Nevertheless, the reviewer raises an important point that requires some discussion. We will added such as discussion on the linear FiDE assumption (strengths and potential limitations) to the beginning of section 4.2.

Q5: Compute budget evaluation. We provide extensive budget-aware analysis showing CAMO achieves 2 to 4 times better regret per unit of computational cost compared to baselines. CAMO reaches target accuracy levels approximately 3 times faster than competing methods. Critically, CAMO intelligently allocates 70% of its computational budget to informative low-fidelity evaluations, compared to only 40% for baseline methods, leading to more efficient exploration.

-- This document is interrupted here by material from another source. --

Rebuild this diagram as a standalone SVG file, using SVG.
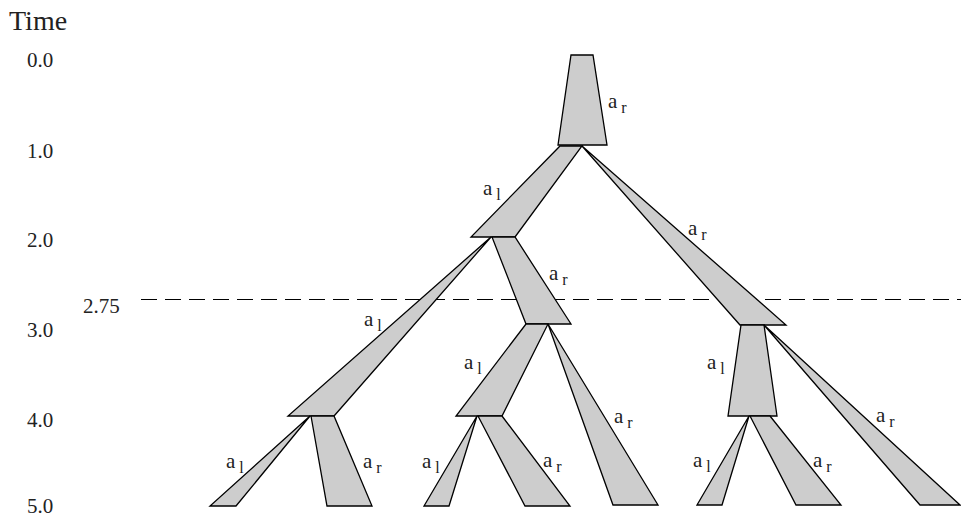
<svg xmlns="http://www.w3.org/2000/svg" width="961" height="521" viewBox="0 0 961 521">
<style>
.b{fill:#cdcdcd;stroke:#000;stroke-width:1.3;stroke-linejoin:miter}
text{font-family:'Liberation Serif','Times New Roman',Tinos,'DejaVu Serif',serif;fill:#222}
.ax{font-size:21px}
.lb{font-size:21px}
.sb{font-size:16px}
.dash{stroke:#000;stroke-width:1;stroke-dasharray:16 8;fill:none}
</style>
<rect width="961" height="521" fill="#fff"/>
<g id="axis">
<text x="9" y="30" font-size="28">Time</text>
<text class="ax" x="27" y="67">0.0</text>
<text class="ax" x="27" y="158">1.0</text>
<text class="ax" x="27" y="247">2.0</text>
<text class="ax" x="27" y="337">3.0</text>
<text class="ax" x="27" y="427">4.0</text>
<text class="ax" x="27" y="513">5.0</text>
<text class="ax" x="83" y="313">2.75</text>
</g>
<g id="connectors">
<line class="dash" x1="141" y1="299.5" x2="961" y2="299.5"/>
</g>
<g id="root">
<polygon class="b" points="571,55 593,55 607,145 558,145"/>
<text class="lb" x="608" y="108">a<tspan class="sb" dx="4" dy="5">r</tspan></text>
</g>
<g id="n1L">
<polygon class="b" points="560,146 582,146 515,237 471,237"/>
<text class="lb" x="483" y="195">a<tspan class="sb" dx="4" dy="5">l</tspan></text>
</g>
<g id="n1R">
<polygon class="b" points="582,146 786,325 740,325"/>
<text class="lb" x="688" y="235">a<tspan class="sb" dx="4" dy="5">r</tspan></text>
</g>
<g id="n2L">
<polygon class="b" points="491,237 334,416 288,416"/>
<text class="lb" x="364" y="326">a<tspan class="sb" dx="4" dy="5">l</tspan></text>
</g>
<g id="n2R">
<polygon class="b" points="492,237 515,237 571,324 526,324"/>
<text class="lb" x="549" y="280">a<tspan class="sb" dx="4" dy="5">r</tspan></text>
</g>
<g id="n3ML">
<polygon class="b" points="526,324 548,324 502,416 456,416"/>
<text class="lb" x="464" y="369">a<tspan class="sb" dx="4" dy="5">l</tspan></text>
</g>
<g id="n3MR">
<polygon class="b" points="548,324 658,505 613,505"/>
<text class="lb" x="614" y="423">a<tspan class="sb" dx="4" dy="5">r</tspan></text>
</g>
<g id="n3RL">
<polygon class="b" points="741,325 764,325 777,416 728,416"/>
<text class="lb" x="707" y="369">a<tspan class="sb" dx="4" dy="5">l</tspan></text>
</g>
<g id="n3RR">
<polygon class="b" points="764,325 960,505 920,505"/>
<text class="lb" x="876" y="422">a<tspan class="sb" dx="4" dy="5">r</tspan></text>
</g>
<g id="n4LL">
<polygon class="b" points="310,416 236,506 210,506"/>
<text class="lb" x="226" y="468">a<tspan class="sb" dx="4" dy="5">l</tspan></text>
</g>
<g id="n4LR">
<polygon class="b" points="311,416 334,416 372,506 327,506"/>
<text class="lb" x="363" y="468">a<tspan class="sb" dx="4" dy="5">r</tspan></text>
</g>
<g id="n4ML">
<polygon class="b" points="477,416 449,506 424,506"/>
<text class="lb" x="422" y="468">a<tspan class="sb" dx="4" dy="5">l</tspan></text>
</g>
<g id="n4MR">
<polygon class="b" points="478,416 502,416 570,506 525,506"/>
<text class="lb" x="543" y="467">a<tspan class="sb" dx="4" dy="5">r</tspan></text>
</g>
<g id="n4RL">
<polygon class="b" points="749,416 722,505 697,505"/>
<text class="lb" x="693" y="467">a<tspan class="sb" dx="4" dy="5">l</tspan></text>
</g>
<g id="n4RR">
<polygon class="b" points="750,416 770,416 841,505 796,505"/>
<text class="lb" x="813" y="467">a<tspan class="sb" dx="4" dy="5">r</tspan></text>
</g>
</svg>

Q6: Expanded limitations. Our method has several limitations that are worth noting. Computationally, the kernel optimisation adds roughly 20% overhead compared to standard GP methods, and the approach requires sufficient low-fidelity data to properly model convergence behaviour. Methodologically, the linear differential equation assumption may not capture all convergence patterns, and performance depends on the existence of a good cost model. Practically, users need domain knowledge to set the beta parameter in our kernel, and the method is most effective when computational cost increases super-linearly with fidelity.

The reviewer is right to raise the brevity of the discussion on limitations. We will provide a more comprehensive list and discussion of the limitations in the Conclusions section.

Significance response. We believe the significance deserves higher recognition given that this is the first convergence-aware MFBO framework with rigorous theoretical foundations. The method consistently delivers 2 to 4 fold improvements across diverse applications and establishes novel connections between MFBO and differential equations theory. Most importantly, it addresses a fundamental limitation in existing multi-fidelity methods by explicitly modelling how surrogate functions evolve with fidelity, opening new research directions in convergence-aware optimisation.